#### What is asked:
Could you retype the lines below, starting at the line holding "Generate a LaTeX" and stopping at the line holding "(0,0) rectangle (1124,-777.5);", inclusive? Copy them exactly and drop the images.

#### Source records:
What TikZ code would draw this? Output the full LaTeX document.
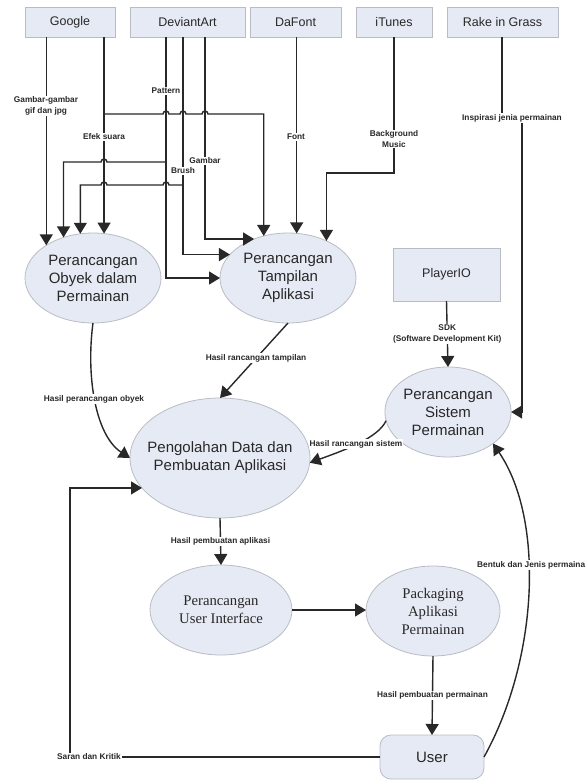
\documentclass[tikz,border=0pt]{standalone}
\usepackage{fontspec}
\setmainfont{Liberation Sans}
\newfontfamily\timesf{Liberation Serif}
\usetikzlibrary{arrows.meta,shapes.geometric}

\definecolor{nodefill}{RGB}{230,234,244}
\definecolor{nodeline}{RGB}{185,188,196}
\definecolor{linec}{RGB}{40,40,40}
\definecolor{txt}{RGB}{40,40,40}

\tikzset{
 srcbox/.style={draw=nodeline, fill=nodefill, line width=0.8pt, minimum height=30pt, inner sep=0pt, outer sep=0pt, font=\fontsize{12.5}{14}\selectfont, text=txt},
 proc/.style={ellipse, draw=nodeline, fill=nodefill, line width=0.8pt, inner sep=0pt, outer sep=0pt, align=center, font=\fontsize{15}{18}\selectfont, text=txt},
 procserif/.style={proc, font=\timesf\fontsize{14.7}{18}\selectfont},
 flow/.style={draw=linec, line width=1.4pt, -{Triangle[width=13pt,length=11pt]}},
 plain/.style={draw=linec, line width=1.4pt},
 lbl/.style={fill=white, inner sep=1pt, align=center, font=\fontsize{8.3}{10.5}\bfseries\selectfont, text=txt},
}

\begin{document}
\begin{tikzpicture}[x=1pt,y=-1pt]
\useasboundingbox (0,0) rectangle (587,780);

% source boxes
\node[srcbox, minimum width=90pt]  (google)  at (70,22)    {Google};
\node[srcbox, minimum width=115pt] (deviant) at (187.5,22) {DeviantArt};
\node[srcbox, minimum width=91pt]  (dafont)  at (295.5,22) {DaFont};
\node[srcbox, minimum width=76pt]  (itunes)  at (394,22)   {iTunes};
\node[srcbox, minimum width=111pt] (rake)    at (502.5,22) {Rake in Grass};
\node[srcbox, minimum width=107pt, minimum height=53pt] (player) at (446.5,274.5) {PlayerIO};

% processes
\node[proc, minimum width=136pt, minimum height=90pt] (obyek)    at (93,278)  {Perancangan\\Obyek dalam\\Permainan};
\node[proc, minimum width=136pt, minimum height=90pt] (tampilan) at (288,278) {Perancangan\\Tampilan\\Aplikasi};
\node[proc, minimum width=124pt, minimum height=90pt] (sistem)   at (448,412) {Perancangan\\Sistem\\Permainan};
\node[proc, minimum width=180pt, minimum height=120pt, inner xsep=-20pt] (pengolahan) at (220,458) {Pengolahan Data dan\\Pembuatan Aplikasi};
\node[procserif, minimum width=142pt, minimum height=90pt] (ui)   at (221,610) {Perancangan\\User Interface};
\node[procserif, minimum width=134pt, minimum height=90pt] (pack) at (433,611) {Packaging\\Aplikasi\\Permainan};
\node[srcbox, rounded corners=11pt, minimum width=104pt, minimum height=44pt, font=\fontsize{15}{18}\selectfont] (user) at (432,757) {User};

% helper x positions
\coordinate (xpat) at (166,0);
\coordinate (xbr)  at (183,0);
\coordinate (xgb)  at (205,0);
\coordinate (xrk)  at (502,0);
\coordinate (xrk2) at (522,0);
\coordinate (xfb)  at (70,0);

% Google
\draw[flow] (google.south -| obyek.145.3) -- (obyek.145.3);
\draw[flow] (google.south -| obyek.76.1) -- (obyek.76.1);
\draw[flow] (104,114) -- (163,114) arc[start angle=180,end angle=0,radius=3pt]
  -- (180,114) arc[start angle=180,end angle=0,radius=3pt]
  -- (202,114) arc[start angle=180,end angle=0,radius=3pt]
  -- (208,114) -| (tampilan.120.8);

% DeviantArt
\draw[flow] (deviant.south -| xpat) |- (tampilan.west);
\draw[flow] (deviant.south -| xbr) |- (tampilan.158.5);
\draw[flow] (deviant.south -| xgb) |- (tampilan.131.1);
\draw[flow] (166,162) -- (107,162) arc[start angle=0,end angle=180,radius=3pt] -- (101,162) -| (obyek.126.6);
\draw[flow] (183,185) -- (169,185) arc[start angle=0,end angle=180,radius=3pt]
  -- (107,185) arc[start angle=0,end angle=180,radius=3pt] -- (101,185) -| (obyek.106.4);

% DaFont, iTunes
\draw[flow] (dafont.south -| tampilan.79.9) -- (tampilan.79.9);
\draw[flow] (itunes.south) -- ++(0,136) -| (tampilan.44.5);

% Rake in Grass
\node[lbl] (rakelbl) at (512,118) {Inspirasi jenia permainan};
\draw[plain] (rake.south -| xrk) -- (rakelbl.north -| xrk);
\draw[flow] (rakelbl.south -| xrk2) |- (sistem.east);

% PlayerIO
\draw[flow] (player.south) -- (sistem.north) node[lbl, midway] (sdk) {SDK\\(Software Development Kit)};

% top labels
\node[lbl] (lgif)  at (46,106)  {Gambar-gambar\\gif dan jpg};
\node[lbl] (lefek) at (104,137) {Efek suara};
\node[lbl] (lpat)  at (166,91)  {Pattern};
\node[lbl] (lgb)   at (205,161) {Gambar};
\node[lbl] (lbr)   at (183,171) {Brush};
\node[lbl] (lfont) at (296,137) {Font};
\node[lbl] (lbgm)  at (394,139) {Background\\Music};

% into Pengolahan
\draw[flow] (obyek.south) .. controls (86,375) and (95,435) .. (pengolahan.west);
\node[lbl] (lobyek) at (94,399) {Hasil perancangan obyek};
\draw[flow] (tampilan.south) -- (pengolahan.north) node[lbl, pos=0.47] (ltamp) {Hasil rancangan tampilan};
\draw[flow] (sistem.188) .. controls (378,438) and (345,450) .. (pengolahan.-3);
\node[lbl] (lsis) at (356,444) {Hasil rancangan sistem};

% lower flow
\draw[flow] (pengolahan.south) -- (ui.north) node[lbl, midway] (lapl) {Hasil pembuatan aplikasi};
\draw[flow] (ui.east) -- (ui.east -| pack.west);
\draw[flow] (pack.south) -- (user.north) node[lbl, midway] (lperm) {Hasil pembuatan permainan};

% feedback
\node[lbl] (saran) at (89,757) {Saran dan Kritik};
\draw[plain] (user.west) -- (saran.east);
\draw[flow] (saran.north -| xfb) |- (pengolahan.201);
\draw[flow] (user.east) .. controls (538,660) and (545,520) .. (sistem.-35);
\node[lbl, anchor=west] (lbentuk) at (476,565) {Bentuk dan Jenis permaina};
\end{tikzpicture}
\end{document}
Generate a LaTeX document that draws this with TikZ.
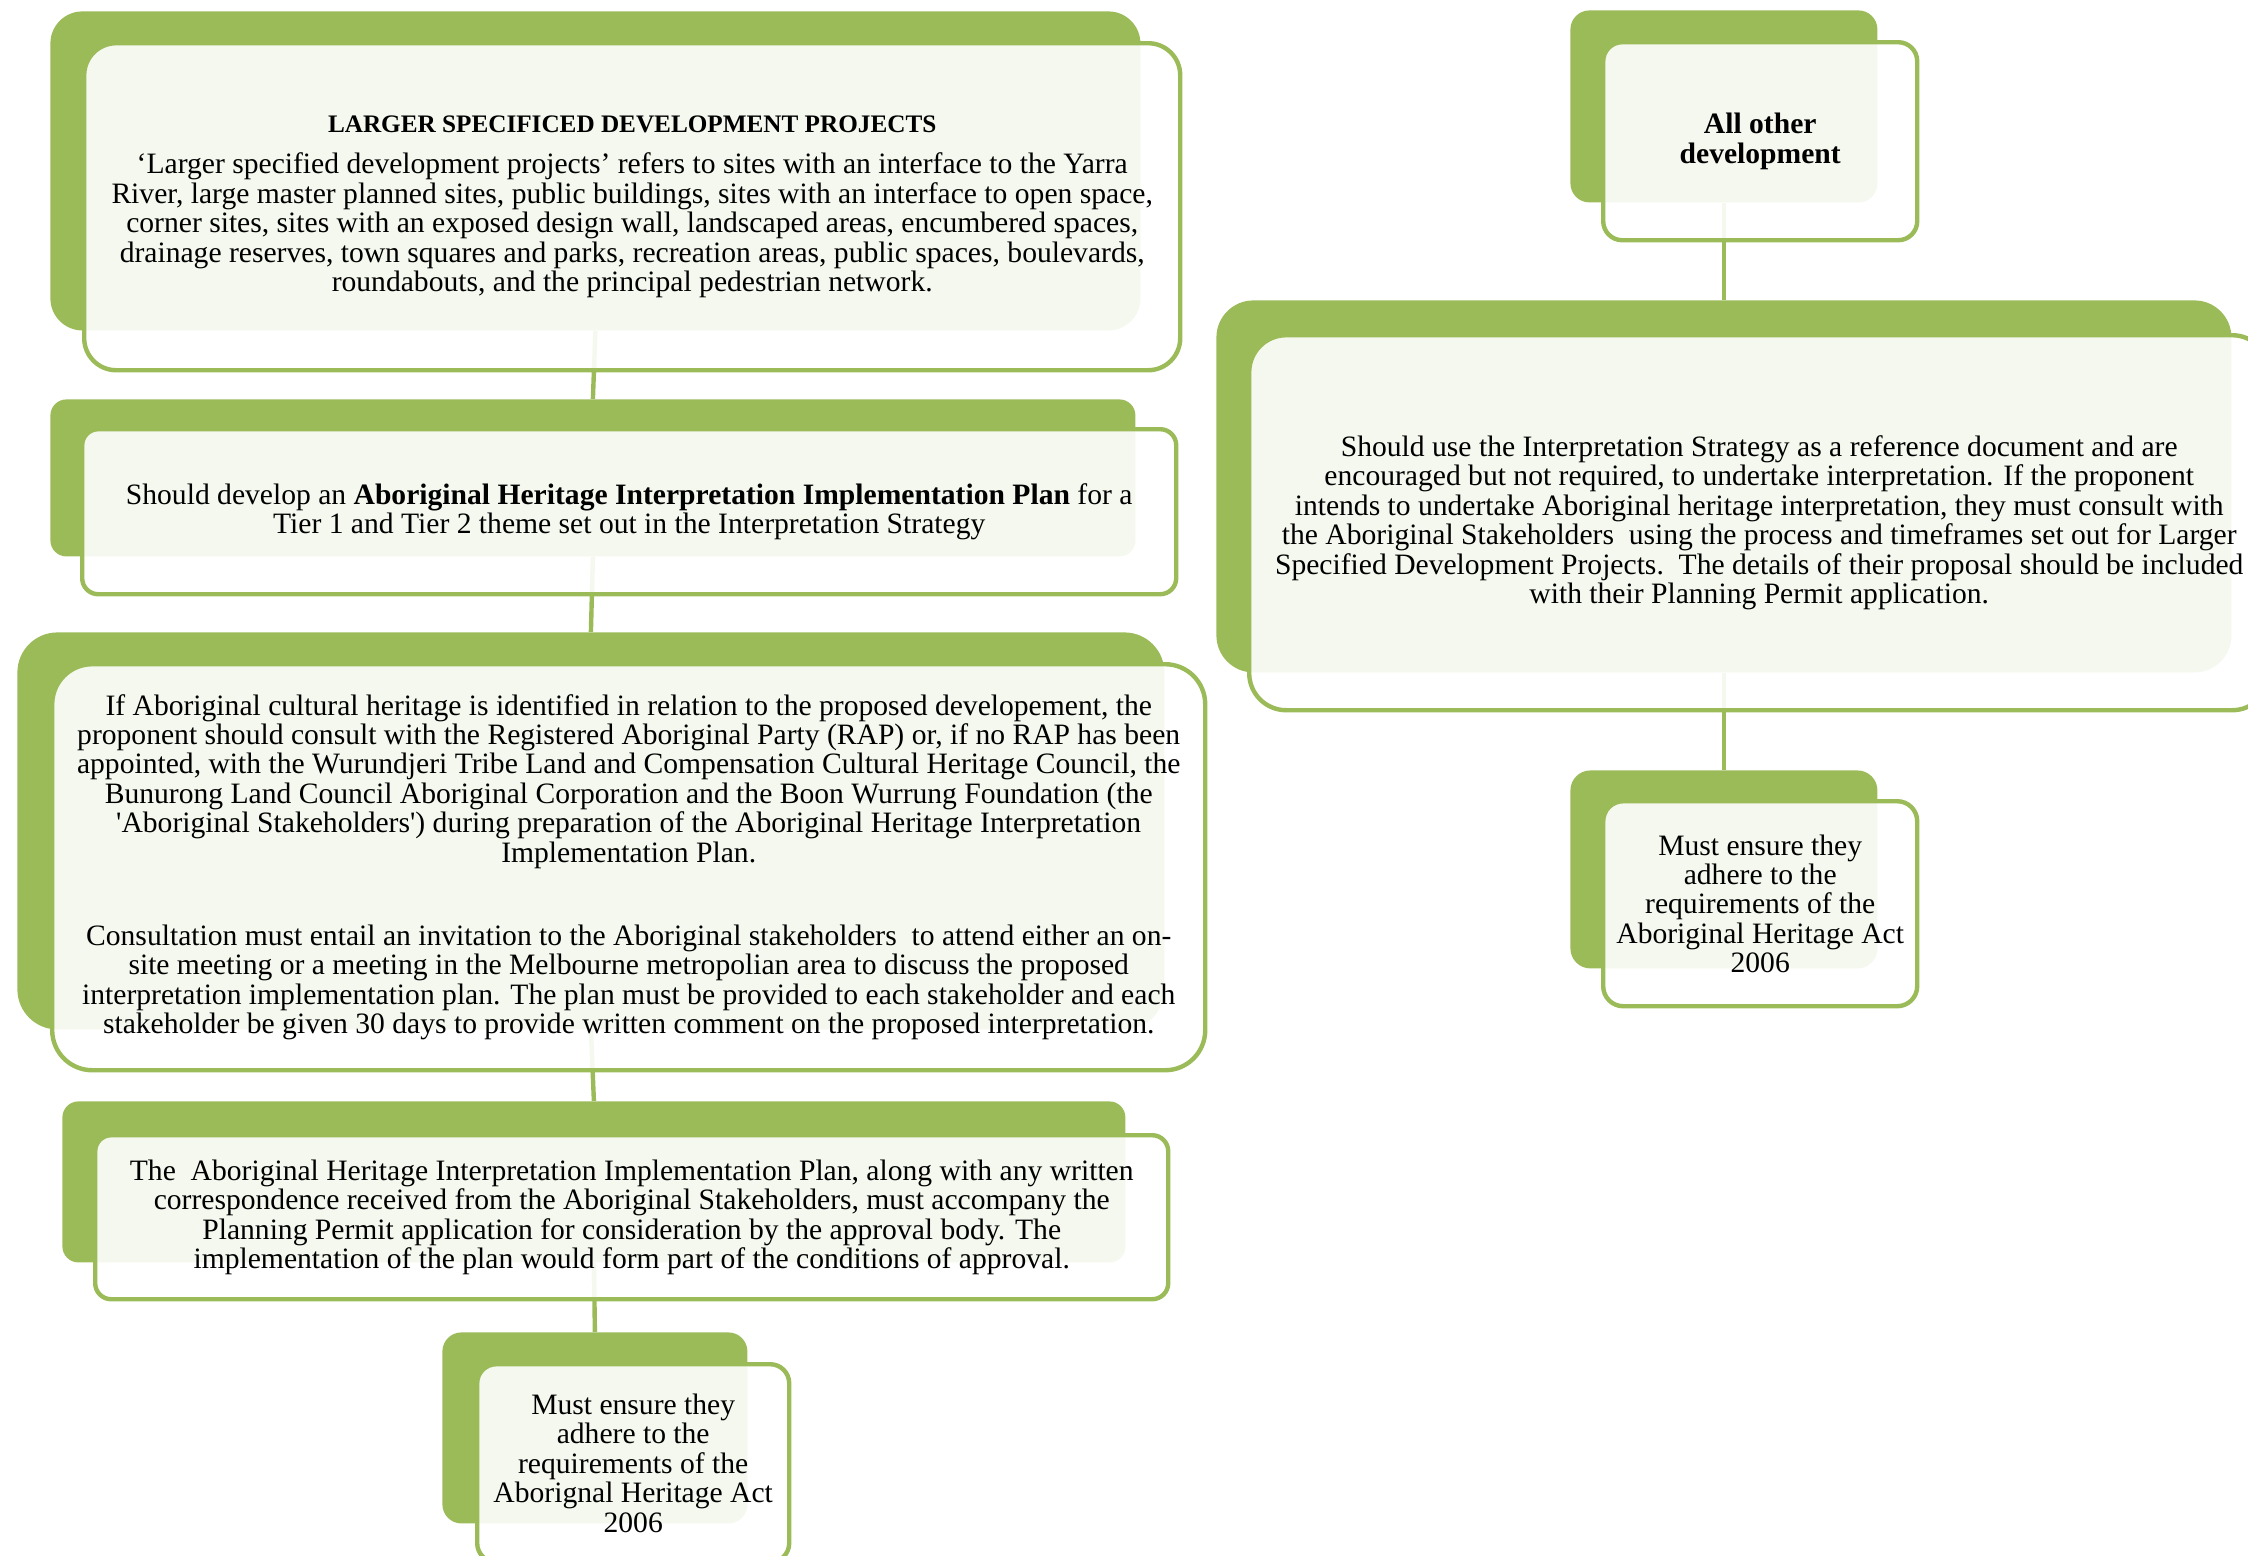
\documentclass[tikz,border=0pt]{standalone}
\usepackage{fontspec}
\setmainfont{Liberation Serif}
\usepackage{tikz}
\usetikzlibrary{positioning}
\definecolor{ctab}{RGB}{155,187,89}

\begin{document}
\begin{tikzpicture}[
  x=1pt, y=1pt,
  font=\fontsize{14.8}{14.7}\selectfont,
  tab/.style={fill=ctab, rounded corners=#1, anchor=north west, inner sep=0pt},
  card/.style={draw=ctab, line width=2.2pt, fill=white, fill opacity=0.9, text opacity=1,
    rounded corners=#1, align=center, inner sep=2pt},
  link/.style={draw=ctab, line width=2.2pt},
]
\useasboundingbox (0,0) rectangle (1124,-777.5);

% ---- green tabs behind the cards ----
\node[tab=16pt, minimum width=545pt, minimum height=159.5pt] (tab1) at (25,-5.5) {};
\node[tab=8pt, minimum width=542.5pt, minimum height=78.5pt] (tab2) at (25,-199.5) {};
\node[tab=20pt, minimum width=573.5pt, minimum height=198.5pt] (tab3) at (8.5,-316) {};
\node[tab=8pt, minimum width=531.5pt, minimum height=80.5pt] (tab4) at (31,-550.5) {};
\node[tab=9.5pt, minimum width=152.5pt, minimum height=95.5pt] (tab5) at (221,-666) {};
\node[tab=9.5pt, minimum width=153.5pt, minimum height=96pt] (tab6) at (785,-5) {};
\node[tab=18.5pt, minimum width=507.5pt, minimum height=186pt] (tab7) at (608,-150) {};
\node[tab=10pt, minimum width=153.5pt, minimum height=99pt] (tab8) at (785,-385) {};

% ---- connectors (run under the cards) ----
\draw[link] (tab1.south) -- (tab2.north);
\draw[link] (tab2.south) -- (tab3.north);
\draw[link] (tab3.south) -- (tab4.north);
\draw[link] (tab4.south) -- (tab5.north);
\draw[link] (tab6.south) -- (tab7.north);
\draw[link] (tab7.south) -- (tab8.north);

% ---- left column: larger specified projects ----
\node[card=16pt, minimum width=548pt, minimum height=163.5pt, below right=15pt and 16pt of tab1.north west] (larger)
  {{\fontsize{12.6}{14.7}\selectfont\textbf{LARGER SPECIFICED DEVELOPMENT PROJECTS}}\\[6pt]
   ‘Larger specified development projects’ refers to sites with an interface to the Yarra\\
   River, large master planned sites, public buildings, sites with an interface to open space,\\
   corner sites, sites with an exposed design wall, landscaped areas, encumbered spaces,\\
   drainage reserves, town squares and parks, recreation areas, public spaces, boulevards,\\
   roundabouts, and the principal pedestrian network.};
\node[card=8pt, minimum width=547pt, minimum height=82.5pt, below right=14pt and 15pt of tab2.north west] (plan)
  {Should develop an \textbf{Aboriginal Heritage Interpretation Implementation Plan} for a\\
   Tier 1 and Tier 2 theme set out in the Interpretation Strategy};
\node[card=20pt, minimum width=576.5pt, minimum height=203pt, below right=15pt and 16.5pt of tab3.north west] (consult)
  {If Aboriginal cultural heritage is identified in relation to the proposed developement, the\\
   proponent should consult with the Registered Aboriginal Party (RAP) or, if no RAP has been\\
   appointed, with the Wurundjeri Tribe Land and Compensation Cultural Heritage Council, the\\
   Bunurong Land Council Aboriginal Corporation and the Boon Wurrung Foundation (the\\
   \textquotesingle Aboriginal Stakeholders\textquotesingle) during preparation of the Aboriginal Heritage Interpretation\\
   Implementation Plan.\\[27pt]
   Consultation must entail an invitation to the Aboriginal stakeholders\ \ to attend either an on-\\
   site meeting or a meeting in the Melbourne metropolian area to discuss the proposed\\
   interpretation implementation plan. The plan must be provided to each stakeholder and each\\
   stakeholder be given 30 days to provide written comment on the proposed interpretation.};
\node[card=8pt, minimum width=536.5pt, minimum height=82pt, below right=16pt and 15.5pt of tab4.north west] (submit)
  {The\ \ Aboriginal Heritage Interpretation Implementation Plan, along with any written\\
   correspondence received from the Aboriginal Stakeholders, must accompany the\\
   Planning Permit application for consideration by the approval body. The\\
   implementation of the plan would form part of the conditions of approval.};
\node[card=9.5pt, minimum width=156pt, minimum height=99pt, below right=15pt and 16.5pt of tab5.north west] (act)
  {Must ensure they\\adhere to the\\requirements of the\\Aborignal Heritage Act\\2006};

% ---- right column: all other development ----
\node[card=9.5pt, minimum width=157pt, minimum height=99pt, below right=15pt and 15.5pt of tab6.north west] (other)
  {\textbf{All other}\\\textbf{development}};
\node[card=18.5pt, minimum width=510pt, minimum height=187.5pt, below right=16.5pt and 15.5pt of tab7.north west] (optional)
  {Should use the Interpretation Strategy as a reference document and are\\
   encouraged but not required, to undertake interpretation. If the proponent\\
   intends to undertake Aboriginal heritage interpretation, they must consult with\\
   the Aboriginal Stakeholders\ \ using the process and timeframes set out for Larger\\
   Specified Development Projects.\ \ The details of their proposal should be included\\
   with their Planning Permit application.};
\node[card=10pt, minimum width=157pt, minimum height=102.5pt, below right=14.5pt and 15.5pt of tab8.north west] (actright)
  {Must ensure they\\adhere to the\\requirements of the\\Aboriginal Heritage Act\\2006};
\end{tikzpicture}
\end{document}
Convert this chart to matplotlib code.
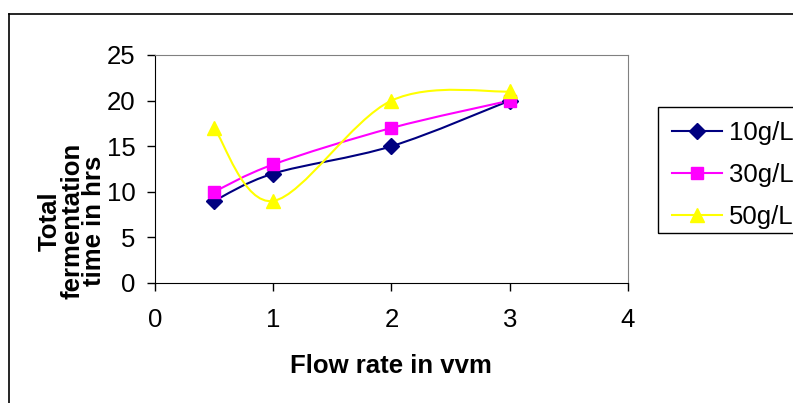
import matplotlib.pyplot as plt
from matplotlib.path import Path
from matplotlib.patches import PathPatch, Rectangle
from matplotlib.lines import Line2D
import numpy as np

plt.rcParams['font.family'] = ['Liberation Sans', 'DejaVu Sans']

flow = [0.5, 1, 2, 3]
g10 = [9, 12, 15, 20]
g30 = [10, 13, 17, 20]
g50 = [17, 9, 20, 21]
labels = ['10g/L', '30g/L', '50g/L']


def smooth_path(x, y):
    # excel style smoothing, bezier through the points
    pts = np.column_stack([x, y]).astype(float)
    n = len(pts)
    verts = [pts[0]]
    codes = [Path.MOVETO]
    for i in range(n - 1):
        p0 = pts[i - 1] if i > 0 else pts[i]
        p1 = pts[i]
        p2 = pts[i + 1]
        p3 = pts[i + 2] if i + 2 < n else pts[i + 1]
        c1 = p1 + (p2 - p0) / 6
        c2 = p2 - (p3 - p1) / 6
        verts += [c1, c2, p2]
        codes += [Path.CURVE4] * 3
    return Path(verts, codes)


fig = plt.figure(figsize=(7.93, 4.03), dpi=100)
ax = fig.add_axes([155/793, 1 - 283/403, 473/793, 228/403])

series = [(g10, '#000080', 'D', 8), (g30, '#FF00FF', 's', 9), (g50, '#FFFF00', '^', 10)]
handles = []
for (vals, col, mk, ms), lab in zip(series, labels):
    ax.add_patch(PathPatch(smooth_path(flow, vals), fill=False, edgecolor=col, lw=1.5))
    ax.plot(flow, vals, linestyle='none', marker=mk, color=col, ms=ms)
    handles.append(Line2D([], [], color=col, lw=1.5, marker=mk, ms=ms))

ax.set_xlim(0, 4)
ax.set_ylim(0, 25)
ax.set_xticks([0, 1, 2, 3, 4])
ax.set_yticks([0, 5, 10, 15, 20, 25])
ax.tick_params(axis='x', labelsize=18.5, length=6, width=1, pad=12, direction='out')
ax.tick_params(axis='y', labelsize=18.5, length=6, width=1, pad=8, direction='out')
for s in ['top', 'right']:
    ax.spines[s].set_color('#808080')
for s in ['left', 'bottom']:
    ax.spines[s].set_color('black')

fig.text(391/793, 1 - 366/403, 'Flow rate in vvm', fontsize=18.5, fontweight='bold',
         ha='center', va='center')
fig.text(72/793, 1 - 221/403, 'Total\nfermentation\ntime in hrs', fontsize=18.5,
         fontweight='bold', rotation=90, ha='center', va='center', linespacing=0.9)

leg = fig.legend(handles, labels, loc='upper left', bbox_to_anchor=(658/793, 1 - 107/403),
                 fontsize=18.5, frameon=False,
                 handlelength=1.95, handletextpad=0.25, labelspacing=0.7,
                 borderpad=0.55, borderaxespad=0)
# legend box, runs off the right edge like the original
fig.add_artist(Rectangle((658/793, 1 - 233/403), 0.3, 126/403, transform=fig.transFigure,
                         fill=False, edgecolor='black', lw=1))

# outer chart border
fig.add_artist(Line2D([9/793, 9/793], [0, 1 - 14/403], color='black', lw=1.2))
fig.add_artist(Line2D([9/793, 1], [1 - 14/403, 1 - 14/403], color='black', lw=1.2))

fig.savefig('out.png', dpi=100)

#### Response for this exercise:
Generate a LaTeX document that draws this with TikZ.
\documentclass[tikz,border=0pt]{standalone}
\usepackage{fontspec}
\setmainfont{Liberation Serif}
\usepackage{tikz}
\usetikzlibrary{positioning}
\definecolor{ctab}{RGB}{155,187,89}

\begin{document}
\begin{tikzpicture}[
  x=1pt, y=1pt,
  font=\fontsize{14.8}{14.7}\selectfont,
  tab/.style={fill=ctab, rounded corners=#1, anchor=north west, inner sep=0pt},
  card/.style={draw=ctab, line width=2.2pt, fill=white, fill opacity=0.9, text opacity=1,
    rounded corners=#1, align=center, inner sep=2pt},
  link/.style={draw=ctab, line width=2.2pt},
]
\useasboundingbox (0,0) rectangle (1124,-777.5);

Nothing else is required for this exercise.